Veteran guard Sami Whitcomb — whose three-point prowess plummeted from 38.5% in 2023 to 29.2% in 2024 — signed a one-year deal with the Phoenix Mercury last week. The Storm offset that loss by reportedly reuniting with 37-year-old sniper Alysha Clark, who averaged 6.0 points and sank 37.3% of her threes in 40 games with the Aces in 2024.
But those are relatively minor moves.
It’s time for significant swings.
The Storm’s first priority should be UConn senior guard Paige Bueckers, a franchise building block in the upcoming WNBA draft.

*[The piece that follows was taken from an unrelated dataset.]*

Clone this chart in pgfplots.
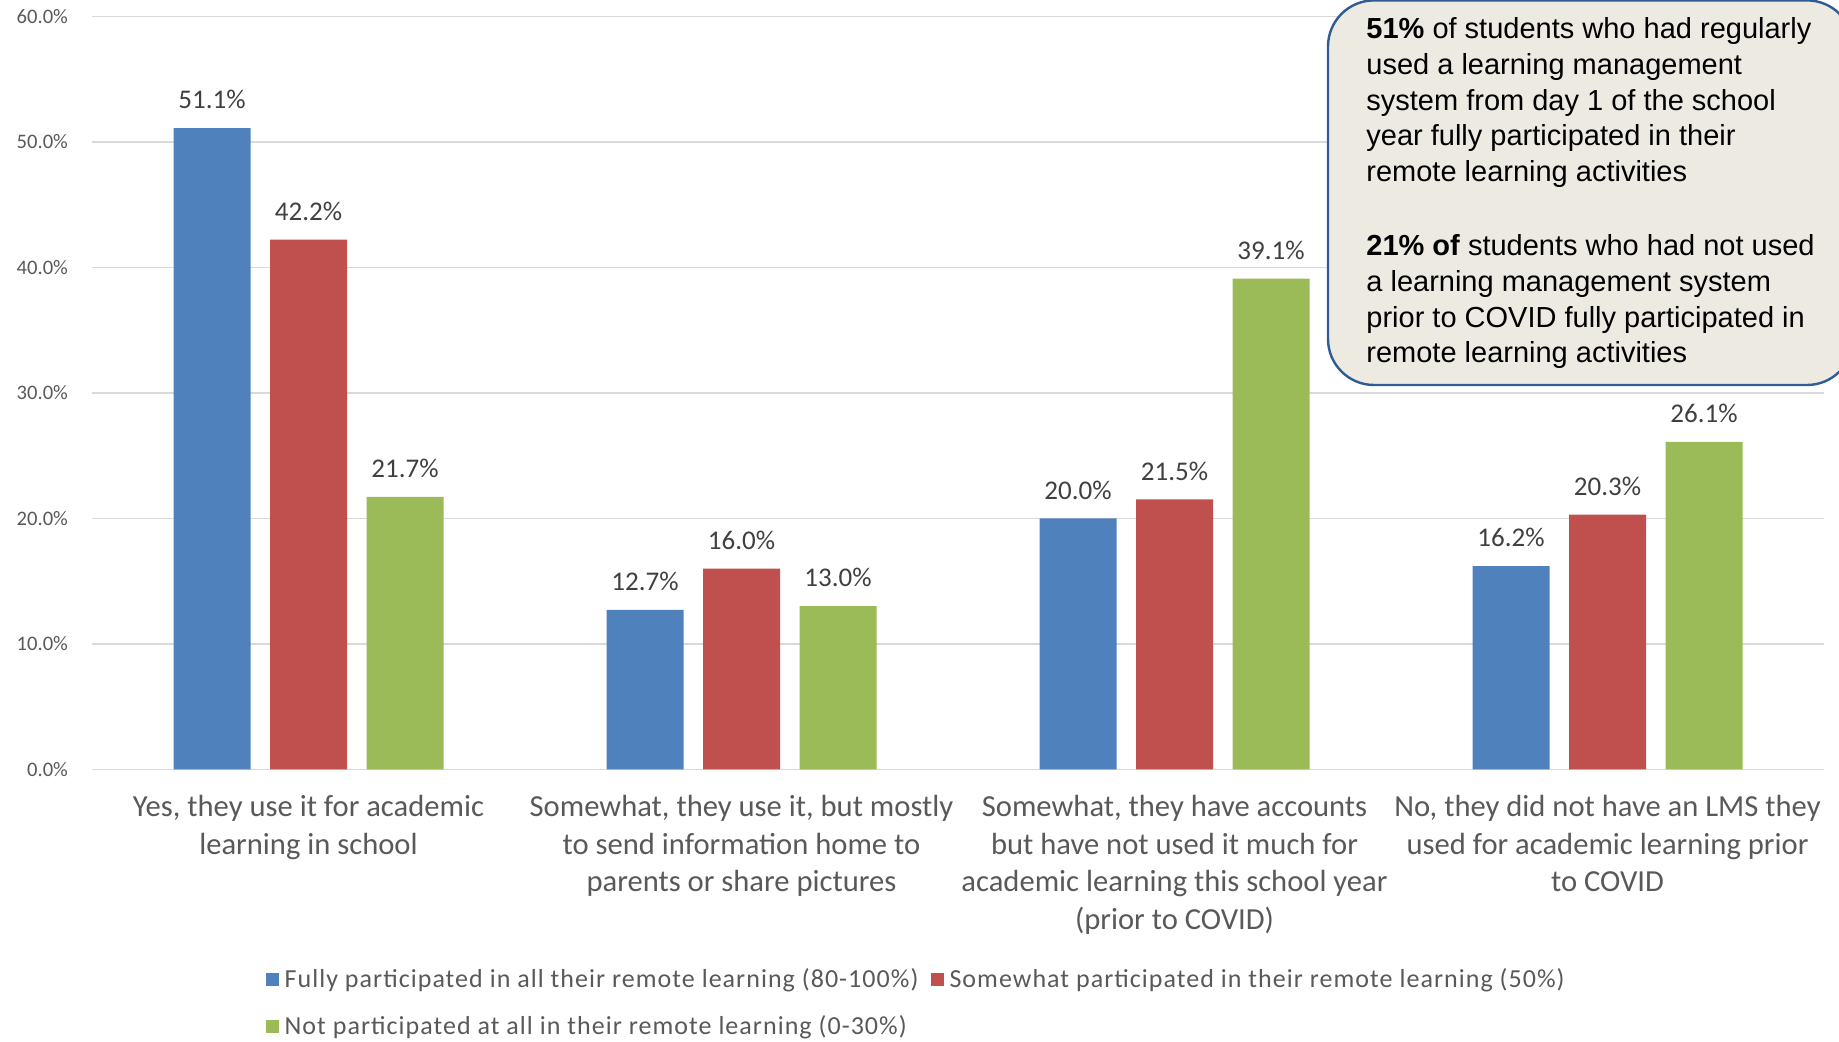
\documentclass[border=0pt]{standalone}
\usepackage{fontspec}
\setmainfont{Carlito}
\newfontfamily\arialf{Liberation Sans}
\newfontfamily\legf[LetterSpace=4]{Carlito}
\usepackage{pgfplots}
\pgfplotsset{compat=1.18}
\pgfkeys{/pgf/number format/assume math mode=true}
\definecolor{cblue}{HTML}{4F81BD}
\definecolor{cred}{HTML}{C0504D}
\definecolor{cgreen}{HTML}{9BBB59}
\definecolor{gridc}{HTML}{D9D9D9}
\definecolor{labc}{HTML}{404040}
\definecolor{tickc}{HTML}{595959}
\definecolor{boxfill}{HTML}{ECEAE1}
\definecolor{boxborder}{HTML}{2F5C94}
\begin{document}
\begin{tikzpicture}
\useasboundingbox (0,0) rectangle (919.5pt,520.5pt);
\clip (0,0) rectangle (919.5pt,520.5pt);
\begin{axis}[
  at={(46pt,135.85pt)}, anchor=south west,
  scale only axis, width=866pt, height=376.5pt,
  xmin=-0.5, xmax=3.5, ymin=0, ymax=60,
  ytick={0,10,20,30,40,50,60},
  xtick={0,1,2,3},
  xticklabels={{Yes, they use it for academic\\learning in school},
               {Somewhat, they use it, but mostly\\to send information home to\\parents or share pictures},
               {Somewhat, they have accounts\\but have not used it much for\\academic learning this school year\\(prior to COVID)},
               {No, they did not have an LMS they\\used for academic learning prior\\to COVID}},
  xticklabel style={align=center, font=\fontsize{15.3}{18.8}\selectfont, text=tickc, yshift=-9.5pt},
  yticklabel={\pgfmathprintnumber[fixed,fixed zerofill,precision=1]{\tick}\%},
  yticklabel style={font=\fontsize{10.3}{12}\selectfont, text=tickc, xshift=-8.5pt},
  axis line style={draw=none},
  major tick length=0pt,
  ymajorgrids, grid style={gridc, line width=0.8pt},
  ybar, bar width=38.5pt,
  nodes near coords={\pgfmathprintnumber[fixed,fixed zerofill,precision=1]{\pgfplotspointmeta}\%},
  nodes near coords style={font=\fontsize{13.5}{16}\selectfont, text=labc, anchor=south, yshift=6pt},
  legend columns=2,
  legend cell align=left,
  legend image code/.code={\fill[#1] (0pt,-3.25pt) rectangle (6.5pt,3.25pt);},
  legend style={draw=none, fill=none, font=\legf\fontsize{13}{15}\selectfont, text=tickc,
    at={(0.1,-0.2612)}, anchor=north west, inner sep=0pt, row sep=10.5pt,
    nodes={inner sep=1pt},
    /tikz/every odd column/.append style={column sep=2pt},
    /tikz/every even column/.append style={column sep=5pt}},
]
\addplot[fill=cblue, draw=none, bar shift=-48.25pt] coordinates {(0,51.1) (1,12.7) (2,20.0) (3,16.2)};
\addplot[fill=cred, draw=none, bar shift=0pt] coordinates {(0,42.2) (1,16.0) (2,21.5) (3,20.3)};
\addplot[fill=cgreen, draw=none, bar shift=48.25pt] coordinates {(0,21.7) (1,13.0) (2,39.1) (3,26.1)};
\legend{Fully participated in all their remote learning (80-100\%),
        Somewhat participated in their remote learning (50\%),
        Not participated at all in their remote learning (0-30\%)}
\end{axis}
\draw[draw=boxborder, fill=boxfill, line width=1.2pt, rounded corners=23pt]
  (664pt,328pt) rectangle (926.5pt,520.3pt);
\begin{scope}[every node/.style={anchor=base west, inner sep=0pt, font=\arialf\fontsize{14.5}{17.8}\selectfont}]
\node at (683pt,501pt) {\textbf{51\%} of students who had regularly};
\node at (683pt,483.2pt) {used a learning management};
\node at (683pt,465.4pt) {system from day 1 of the school};
\node at (683pt,447.6pt) {year fully participated in their};
\node at (683pt,429.8pt) {remote learning activities};
\node at (683pt,392.5pt) {\textbf{21\% of} students who had not used};
\node at (683pt,374.7pt) {a learning management system};
\node at (683pt,356.9pt) {prior to COVID fully participated in};
\node at (683pt,339.1pt) {remote learning activities};
\end{scope}
\end{tikzpicture}
\end{document}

Though she lacks the generational ceiling of 2024 No. 1 pick Caitlin Clark, Bueckers ticks the Storm’s needed boxes nonetheless.
Namely, the 6-foot Bueckers would seamlessly slot into the hole Loyd left behind, providing playmaking (18.7 points and 4.4 assists per game in 2024) and accuracy from beyond the arc (42.3% in 107 college games). If necessary, Seattle should deal draft picks to Dallas — they also have picks 21, 29 and 34 in 2025, and three first-round picks in 2026 — to swap the first and second picks and bring Bueckers to Seattle.

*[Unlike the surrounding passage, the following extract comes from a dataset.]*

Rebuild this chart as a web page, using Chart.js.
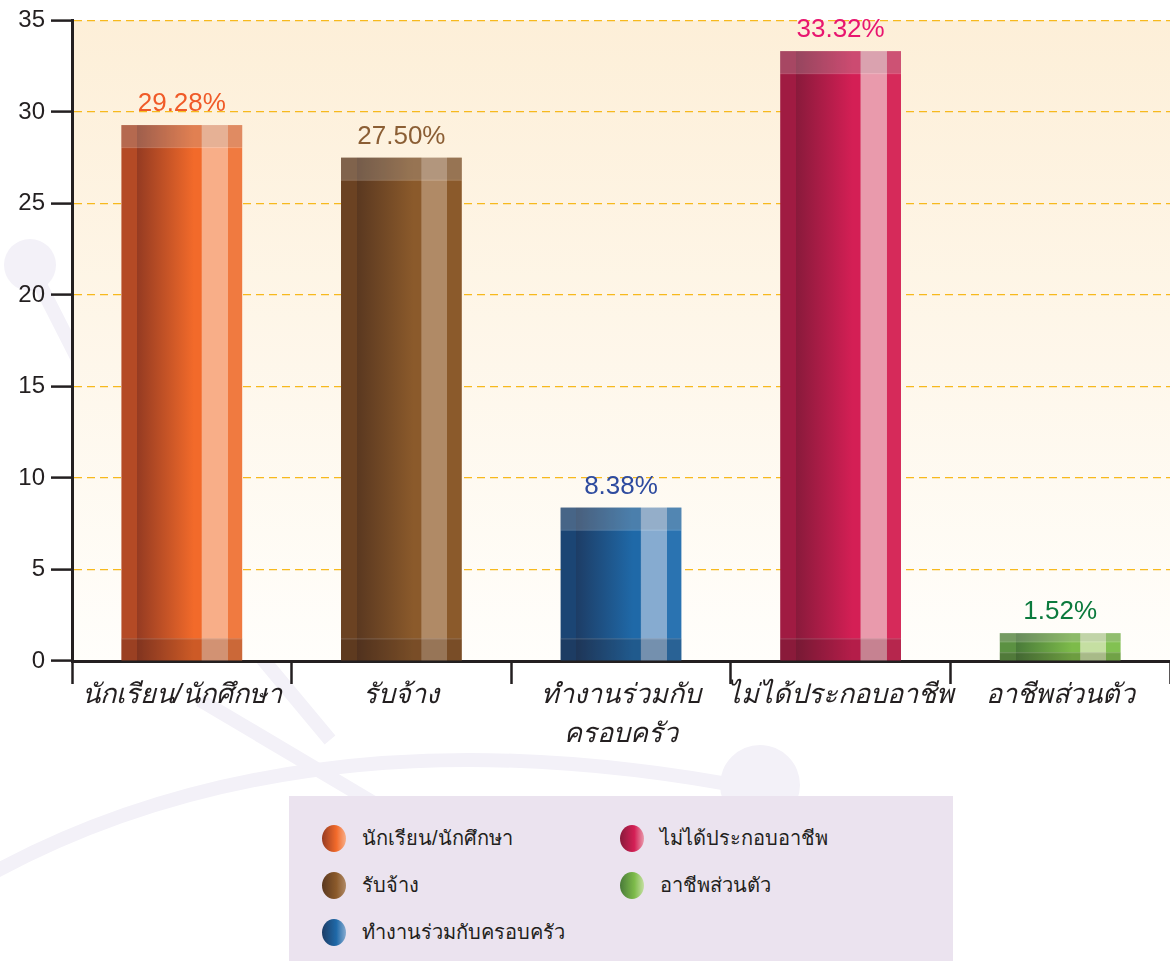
<!DOCTYPE html>
<html>
<head>
<meta charset="utf-8">
<script src="https://cdn.jsdelivr.net/npm/chart.js@4.4.0/dist/chart.umd.min.js"></script>
<style>
  html, body { margin: 0; padding: 0; background: #ffffff; }
  #wrap { position: relative; width: 1170px; height: 961px; overflow: hidden; }
  #deco { position: absolute; left: 0; top: 0; }
  #chart { position: absolute; left: 0; top: 0; }
  #legend {
    position: absolute; left: 289px; top: 796px; width: 664px; height: 165px;
    background: #ebe3ef; font-family: "Liberation Sans", "Noto Sans", sans-serif;
  }
  .item { position: absolute; display: flex; align-items: center; font-size: 20px; color: #231f20; }
  .dot { width: 24px; height: 27px; border-radius: 50%; margin-right: 16px; }
</style>
</head>
<body>
<div id="wrap">
  <svg id="deco" width="1170" height="961">
    <g stroke="#f3f1f8" stroke-width="14" fill="none">
      <path d="M-20 880 Q 300 700 760 790"/>
      <path d="M30 265 L 180 560 L 330 740"/>
      <path d="M200 700 L 470 860"/>
    </g>
    <g fill="#f3f1f8">
      <circle cx="30" cy="265" r="26"/>
      <circle cx="760" cy="785" r="40"/>
    </g>
  </svg>
  <canvas id="chart" width="1170" height="961"></canvas>
  <div id="legend"></div>
</div>
<script>
// ข้อมูลอาชีพ (%)
const categories = ['นักเรียน/นักศึกษา', 'รับจ้าง', 'ทำงานร่วมกับครอบครัว', 'ไม่ได้ประกอบอาชีพ', 'อาชีพส่วนตัว'];
const tickLabels = ['นักเรียน/นักศึกษา', 'รับจ้าง', ['ทำงานร่วมกับ', 'ครอบครัว'], 'ไม่ได้ประกอบอาชีพ', 'อาชีพส่วนตัว'];
const values = [29.28, 27.50, 8.38, 33.32, 1.52];
const valueLabels = ['29.28%', '27.50%', '8.38%', '33.32%', '1.52%'];
const yTicks = [0, 5, 10, 15, 20, 25, 30, 35];

// สีของแท่ง: [ขอบซ้าย, เข้ม, สด, ไฮไลต์, ขอบขวา]
const barShades = [
  ['#b44a25', '#953b22', '#f26a2a', '#f8ae88', '#f07a40'],
  ['#6b4222', '#5a3820', '#8b5a2b', '#b08a66', '#8b5a2b'],
  ['#1b4574', '#1d3d66', '#1f69a8', '#86abd0', '#2a73b1'],
  ['#a01b42', '#891a3b', '#d41f55', '#e99aac', '#d62a5a'],
  ['#5b9142', '#497a39', '#7dbb4a', '#c5dfa2', '#82c152']
];
const labelColors = ['#f05a28', '#8b5e34', '#2e4b9f', '#e8156f', '#0b7a3d'];
const legendOrder = [0, 3, 1, 4, 2];

// พื้นหลังพื้นที่กราฟ
const bgPlugin = {
  id: 'bgPlugin',
  beforeDraw(chart) {
    const { ctx, chartArea: a } = chart;
    const g = ctx.createLinearGradient(0, a.top, 0, a.bottom);
    g.addColorStop(0, '#fdefd8');
    g.addColorStop(1, '#fffefb');
    ctx.save();
    ctx.fillStyle = g;
    ctx.fillRect(a.left, a.top, a.right - a.left, a.bottom - a.top);
    ctx.restore();
  }
};

// แท่งทรงกระบอก + ตัวเลข
const barPlugin = {
  id: 'barPlugin',
  afterDatasetsDraw(chart) {
    const ctx = chart.ctx;
    const meta = chart.getDatasetMeta(0);
    meta.data.forEach((bar, i) => {
      const left = bar.x - bar.width / 2;
      const w = bar.width;
      const top = bar.y;
      const h = bar.base - bar.y;
      const s = barShades[i];
      const g = ctx.createLinearGradient(left, 0, left + w, 0);
      g.addColorStop(0, s[0]);
      g.addColorStop(0.13, s[0]);
      g.addColorStop(0.131, s[1]);
      g.addColorStop(0.6, s[2]);
      g.addColorStop(0.66, s[2]);
      g.addColorStop(0.67, s[3]);
      g.addColorStop(0.88, s[3]);
      g.addColorStop(0.881, s[4]);
      g.addColorStop(1, s[4]);
      ctx.save();
      ctx.fillStyle = g;
      ctx.fillRect(left, top, w, h);
      const cap = Math.min(22, h * 0.3);
      ctx.fillStyle = 'rgba(255,255,255,0.16)';
      ctx.fillRect(left, top, w, cap);
      ctx.fillStyle = 'rgba(120,120,120,0.15)';
      ctx.fillRect(left, top, w, cap);
      ctx.fillStyle = 'rgba(255,255,255,0.25)';
      ctx.fillRect(left, top + cap, w, 1);
      ctx.fillStyle = 'rgba(40,20,20,0.18)';
      ctx.fillRect(left, bar.base - cap, w, cap);
      ctx.fillStyle = 'rgba(255,255,255,0.2)';
      ctx.fillRect(left, bar.base - cap, w, 1);
      ctx.font = '26px "Liberation Sans", sans-serif';
      ctx.fillStyle = labelColors[i];
      ctx.textAlign = 'center';
      ctx.textBaseline = 'alphabetic';
      ctx.fillText(valueLabels[i], bar.x, top - 14);
      ctx.restore();
    });
  }
};

const ctx = document.getElementById('chart').getContext('2d');
new Chart(ctx, {
  type: 'bar',
  data: {
    labels: tickLabels,
    datasets: [{
      data: values,
      backgroundColor: 'rgba(0,0,0,0)',
      borderWidth: 0,
      barPercentage: 0.55,
      categoryPercentage: 1
    }]
  },
  options: {
    responsive: false,
    devicePixelRatio: 1,
    animation: false,
    layout: { padding: { top: 18, right: 0, bottom: 0, left: 0 } },
    plugins: { legend: { display: false }, tooltip: { enabled: false } },
    scales: {
      x: {
        grid: {
          offset: true,
          drawOnChartArea: false,
          drawTicks: true,
          tickLength: 23,
          tickColor: '#231f20',
          tickWidth: 2.5
        },
        border: { color: '#231f20', width: 3 },
        ticks: {
          color: '#231f20',
          padding: -8,
          maxRotation: 0,
          minRotation: 0,
          autoSkip: false,
          font: { family: '"Liberation Sans", sans-serif', size: 27, style: 'italic', lineHeight: 1.45 }
        },
        afterFit(scale) { scale.height = 300; scale.paddingLeft = 0; scale.paddingRight = 0; }
      },
      y: {
        min: 0,
        max: 35,
        afterBuildTicks(scale) { scale.ticks = yTicks.map(v => ({ value: v })); },
        grid: {
          color: '#f7b91d',
          lineWidth: 1.2,
          tickColor: '#231f20',
          tickWidth: 2.5,
          tickLength: 21,
          tickBorderDash: []
        },
        border: { color: '#231f20', width: 3, dash: [8, 5] },
        ticks: {
          color: '#231f20',
          padding: 6,
          font: { family: '"Liberation Sans", sans-serif', size: 24 }
        },
        afterFit(scale) { scale.width = 72; }
      }
    }
  },
  plugins: [bgPlugin, barPlugin]
});

// คำอธิบายสัญลักษณ์
const legend = document.getElementById('legend');
legendOrder.forEach((idx, k) => {
  const col = k % 2;
  const row = Math.floor(k / 2);
  const s = barShades[idx];
  const el = document.createElement('div');
  el.className = 'item';
  el.style.left = (col === 0 ? 33 : 331) + 'px';
  el.style.top = (26 + row * 47) + 'px';
  el.innerHTML = `<span class="dot" style="background: linear-gradient(to right, ${s[1]}, ${s[2]} 60%, ${s[3]})"></span><span>${categories[idx]}</span>`;
  legend.appendChild(el);
});
</script>
</body>
</html>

A starting five featuring Diggins-Smith, Bueckers, Williams, Ogwumike and Magbegor would be as balanced as any in the league — combining Diggins-Smith and Ogwumike’s experience and leadership, Magbegor’s length and athleticism, Williams’ versatility and Bueckers’ playmaking to immediately contend. The Storm, who have only eight projected players, would need to add rotational depth to fill out their roster.
But if Dallas declines to pass on Bueckers?

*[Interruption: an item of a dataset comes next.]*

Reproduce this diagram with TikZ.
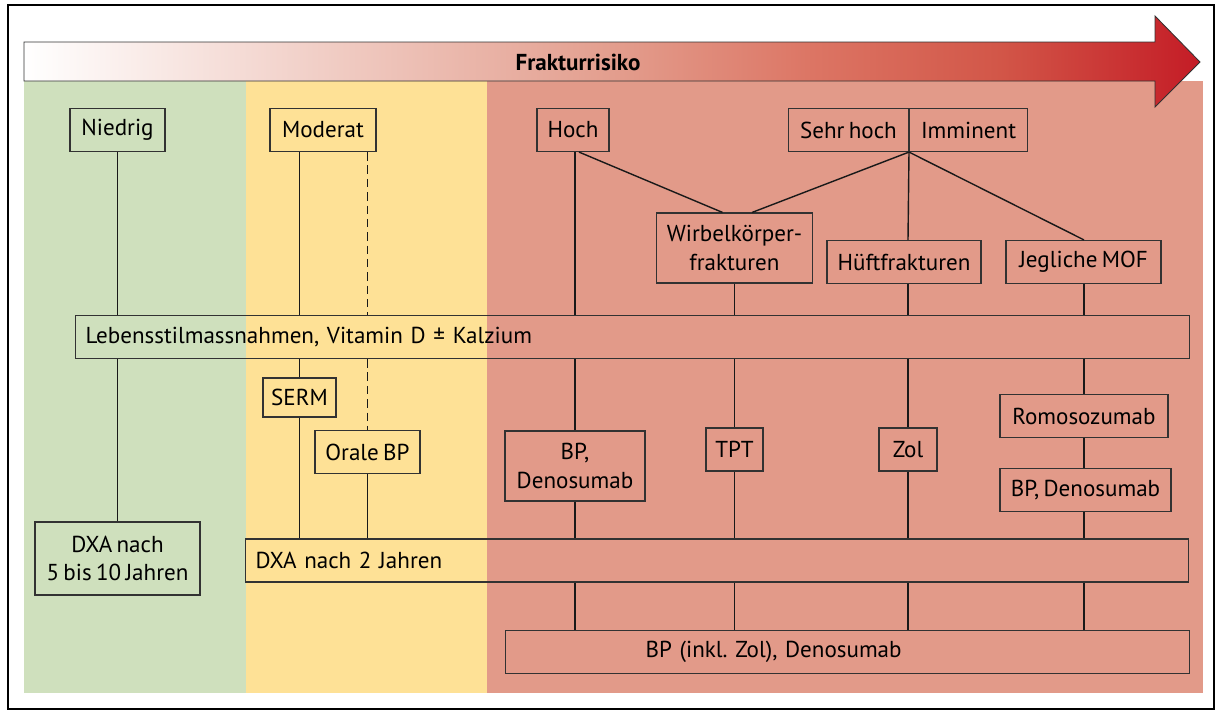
\documentclass[tikz,border=0pt]{standalone}
\usepackage{fontspec}
\setmainfont{PT Sans}[WordSpace=0.7]
\usepackage{tikz}
\frenchspacing
\definecolor{lowgreen}{RGB}{207,224,189}
\definecolor{modyellow}{RGB}{254,225,150}
\definecolor{highred}{RGB}{226,154,137}
\definecolor{arrowmid}{RGB}{227,158,142}
\definecolor{arrowa}{RGB}{220,117,100}
\definecolor{arrowb}{RGB}{210,86,72}
\definecolor{arrowend}{RGB}{196,28,38}
\definecolor{edgegray}{RGB}{50,50,50}
\pgfdeclarehorizontalshading{riskgrad}{100bp}{color(0bp)=(white); color(25bp)=(white);
  color(50bp)=(arrowmid); color(58.5bp)=(arrowa); color(66.5bp)=(arrowb);
  color(75bp)=(arrowend); color(100bp)=(arrowend)}
\tikzset{
  box/.style={
    draw=edgegray, line width=0.8pt, inner xsep=3pt, inner ysep=2pt,
    minimum height=1.075cm, align=center,
    font=\fontsize{16.4}{20}\selectfont
  }}
\tikzset{
  bar/.style={box, inner xsep=0.25cm, align=left, anchor=west}}
\tikzset{
  link/.style={draw=black!90, line width=1pt}}

\begin{document}
\begin{tikzpicture}[x=0.025cm,y=-0.025cm]
    \useasboundingbox (0,0) rectangle (1218,711);
    % risk bands
    \fill[lowgreen] (24,81) rectangle (246,693);
    \fill[modyellow] (246,81) rectangle (487,693);
    \fill[highred] (487,81) rectangle (1203,693);
    \draw[edgegray,line width=0.6pt,shading=riskgrad]
	(24,42) -- (1155,42) -- (1155,16) -- (1200,62) -- (1155,107) -- (1155,81) -- (24,81) -- cycle;
    \node[font=\bfseries\fontsize{16.4}{20}\selectfont] (risk) at (578,62) {Frakturrisiko};
    \draw[line width=0.9pt] (8,5) rectangle (1214,709);
    \begin{scope}
        \node[box,minimum width=2.375cm] (niedrig) at (117.5,130) {Niedrig};
        \node[box,minimum width=2.65cm] (moderat) at (323,130) {Moderat};
        \node[box,minimum width=1.8cm] (hoch) at (573,130) {Hoch};
        \node[box,minimum width=3cm,anchor=east] (sehr) at (909,130) {Sehr hoch};
        \node[box,minimum width=2.95cm,anchor=west] (imminent) at (909,130) {Imminent};
        \node[box,minimum width=3.9cm,minimum height=1.75cm] (wirbel) at (734.5,248) {Wirbelkörper-\\frakturen};
        \node[box,minimum width=3.85cm] (hueft) at (904,262) {Hüftfrakturen};
        \node[box,minimum width=3.875cm] (mof) at (1083.5,262) {Jegliche MOF};
    \end{scope}
    \node[bar,text width=27.35cm] (leben) at (75,337) {Lebensstilmassnahmen, Vitamin D ± Kalzium};
    \begin{scope}
        \node[box,minimum width=1.825cm,minimum height=0.975cm] (serm) at (299.5,397.5) {SERM};
        \node[box,minimum width=2.625cm] (orale) at (367.5,452) {Orale BP};
        \node[box,minimum width=3.5cm,minimum height=1.75cm] (bpden) at (575,466) {BP,\\Denosumab};
        \node[box,minimum width=1.425cm] (tpt) at (734.5,449.5) {TPT};
        \node[box,minimum width=1.45cm] (zol) at (908,449.5) {Zol};
        \node[box,minimum width=4.2cm] (romo) at (1084,416) {Romosozumab};
        \node[box,minimum width=4.275cm] (bpden2) at (1085.5,490) {BP, Denosumab};
        \node[box,minimum width=4.125cm,minimum height=1.825cm] (dxalong) at (117.5,558.5) {DXA nach\\5 bis 10 Jahren};
    \end{scope}
    \node[bar,text width=23.075cm] (dxashort) at (245,560.5) {DXA nach 2 Jahren};
    \node[bar,text width=16.6cm] (bpall) at (505,652) {\hspace*{3.25cm}BP (inkl. Zol), Denosumab};
    % niedrig
    \draw[link] (niedrig.south) -- (niedrig |- leben.north);
    \draw[link] (niedrig |- leben.south) -- (dxalong.north);
    % moderat
    \draw[link] (serm |- moderat.south) -- (serm |- leben.north);
    \draw[link] (serm |- leben.south) -- (serm.north);
    \draw[link] (serm.south) -- (serm |- dxashort.north);
    \draw[link,dash pattern=on 6pt off 3.5pt] (orale |- moderat.south) -- (orale |- leben.north);
    \draw[link,dash pattern=on 6pt off 3.5pt] (orale |- leben.south) -- (orale.north);
    \draw[link] (orale.south) -- (orale |- dxashort.north);
    % hoch, sehr hoch
    \draw[link] ([xshift=0.15cm]hoch.south) -- ([xshift=-0.3cm]wirbel.north);
    \draw[link] (sehr.south east) -- ([xshift=0.44cm]wirbel.north);
    \draw[link] (sehr.south east) -- (zol |- hueft.north);
    \draw[link] (sehr.south east) -- (romo |- mof.north);
    \draw[link] (bpden |- hoch.south) -- (bpden |- leben.north);
    \draw[link] (tpt |- wirbel.south) -- (tpt |- leben.north);
    \draw[link] (zol |- hueft.south) -- (zol |- leben.north);
    \draw[link] (romo |- mof.south) -- (romo |- leben.north);
    \foreach \col in {bpden,tpt,zol,romo}
        \draw[link] (\col |- leben.south) -- (\col.north);
    \foreach \col in {bpden,tpt,zol}
        \draw[link] (\col.south) -- (\col |- dxashort.north);
    \draw[link] (romo.south) -- (romo |- bpden2.north);
    \draw[link] (romo |- bpden2.south) -- (romo |- dxashort.north);
    \foreach \col in {bpden,tpt,zol,romo}
        \draw[link] (\col |- dxashort.south) -- (\col |- bpall.north);
\end{tikzpicture}
\end{document}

Plan B should be trading picks for firepower.
Take 28-year-old guard Marina Mabrey, who requested a trade from Connecticut on Wednesday. The 5-11 Mabrey averaged 14.4 points per game with the Sky and Sun last season, and is a career 36.5% three-point shooter. The Washington Mystics’ Ariel Atkins (14.9 points per game, 43.7% field goals, 35.7% three-point field goals in 2024) and the Atlanta Dream’s Allisha Gray (15.6 PPG, 40.3% FG, 34.2% 3FG) are logical trade targets as well.
If the Storm remain in win-now mode — as a one-year deal with the 34-year-old Ogwumike suggests — dangling their four first-round picks in the next two drafts for proven guard play should take priority.
Whether they bring in Bueckers, Mabrey or anyone else, the “standard of excellence” — Quinn’s words — can’t be compromised. The goal remains to produce moments murals are made of.
Even without Loyd, Bird and Stewart, they don’t have time to waste.
“When I say I’m on borrowed time, it’s a sentiment I hold in my heart,” the 40-year-old Quinn said in September. “Because in the time that I have on this Earth, I’m going to show people who I am. I am a positive light. I am a hard worker. I will do my best for this organization. I have pride for this city. I have pride for this team. I have pride for my players. I have pride for my staff. I have pride for my family, to give them what they’ve given me — a lot of love and support. I have pride in that.
“So I don’t want to waste time. I don’t want to waste moments. I want to win. I want to show everybody I’m a winner, and for everybody to have that same sentiment.”